Rough sleepers have been ordered to leave a makeshift homeless shelter or face prosecution.

Since mid-February homeless people have been squatting in a house in Providence Place, Brighton.

But now a magistrate has handed the owner a possession order for the site.

The building, which according to activists had lain unused for some years, had become known as the Autonomous Homeless Shelter.

Now its 16 residents have two weeks to find somewhere else to live before being forced out onto the streets.

After the squatters were served with eviction papers around 25 demonstrators gathered outside Brighton and Hove Town Hall and slept outside overnight to protest at the move.

Chris Ward, a rough sleeper who has squatted in the building for a month, said the decision would leave many homeless people with nowhere to sleep.

He claimed the group had carried out much-needed repairs to the “derelict” house, which has running water but no electricity.

He said: “I’ll have to go and sleep out in the fields.

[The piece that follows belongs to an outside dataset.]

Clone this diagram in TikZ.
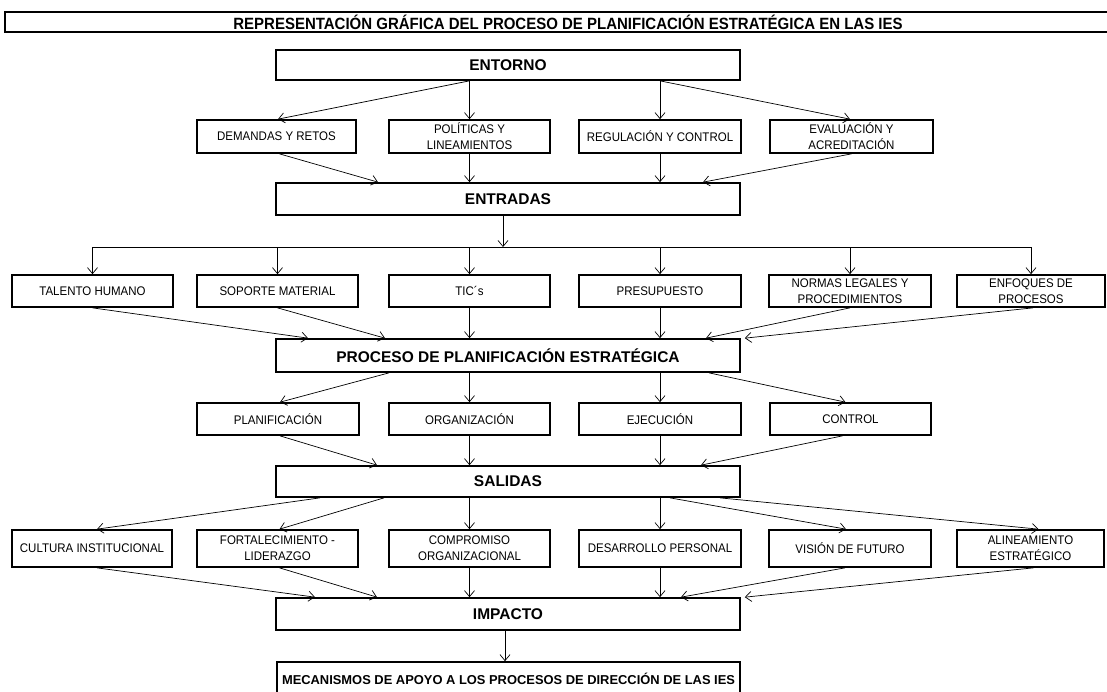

It’s a real disappointment because there was a lot of good work going on there.

“Lots of people used to be at the St Patrick’s night shelter, which was closed in January, but now they’ll have nowhere to go.

“We’re all shattered by the decision. Now most people will just go and find somewhere else to squat so it doesn’t make much sense to me.”

Mr Ward said around 35 people had slept at the Autonomous Homeless Shelter since it began.

George Dowswell, who attended court on behalf of the squatters, said the group would be appealing the decision “on the grounds of morality”.

He said they would try to negotiate with the owner to stay before the bailiffs are sent round to carry out the possession order.

Mike Weatherley, the MP for Hove, said: “I am sceptical that all of the squatters in question are genuinely homeless. Most choose to squat after all.

“But, that aside, this building needs to be brought back into use, which must involve redevelopment. For this to happen, the squatters simply have to leave.”